At Collars, we embrace  all wooden spars, both old and new, and over the years we have seen every degree of damage whether caused by accidents or simply neglect. Repairing a spar well is a specialist job, and something we're pleased to undertake. Putting a damaged spar back into service is just as rewarding as making it from new, and often it's the right thing to do when there is an amount of history involved with the boat and rig. One project involved cutting a large spar in two down the middle to move solids and inset electrical conduits, and to find the initials of all the spar makers next to the date it was closed up made us feel quite humble.

To repair or replace is often a dilemma we're faced with.
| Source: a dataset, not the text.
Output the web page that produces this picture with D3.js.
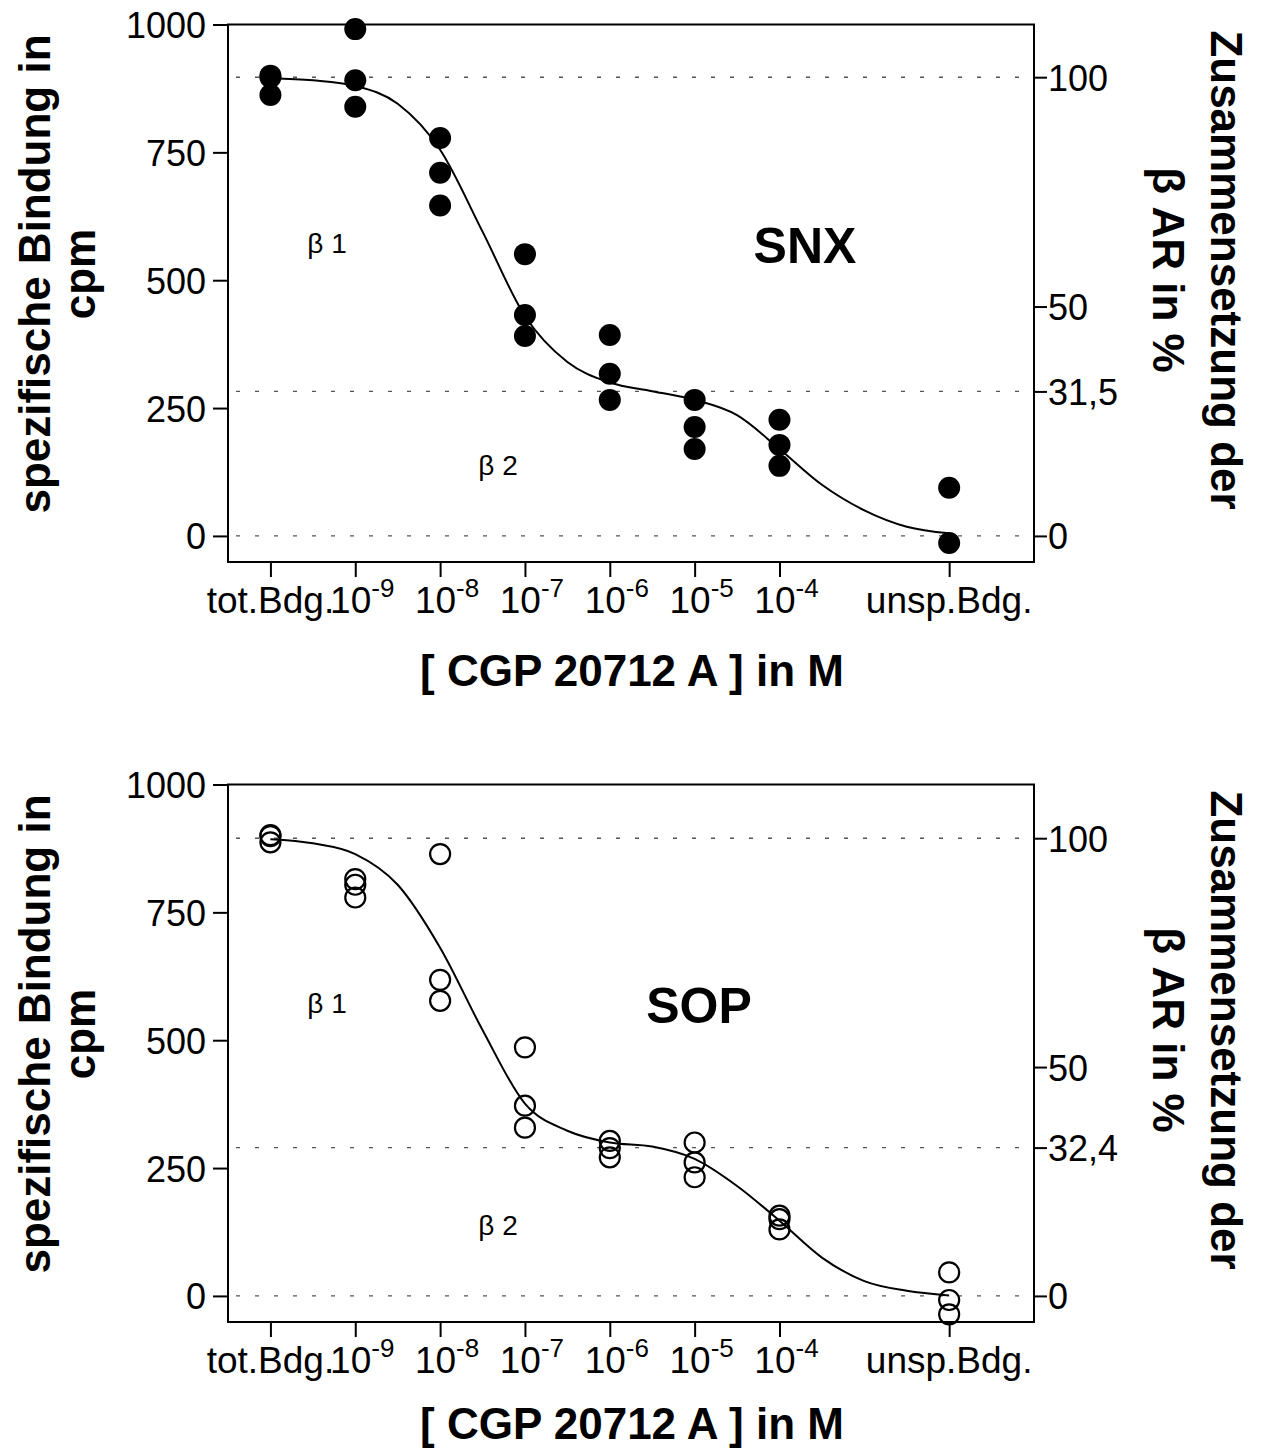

Every spar is different, the nature of the problem is different, and the overall complexity needs to be addressed on an individual basis. Quite often it becomes a false economy to look at repairing a spar where there is a likelihood that further problems will occur. A good example of this is failed glue lines. If one side of the spar has failed and is repaired, the likelihood is that the other side will fail the following season, possibly followed by the scarfs. Splitting a mast in two to re-glue is all very well, but the clamping pressure in the middle of a round spar when re-assembling creates it's own problems.  The best advice is to speak to us.

Modern glues have improved tremendously from old, but the best advice is little-and-often maintenance. If the varnish is 'let to go' the work to bring it back to it's former glory is plentiful and often by then the damage has been done.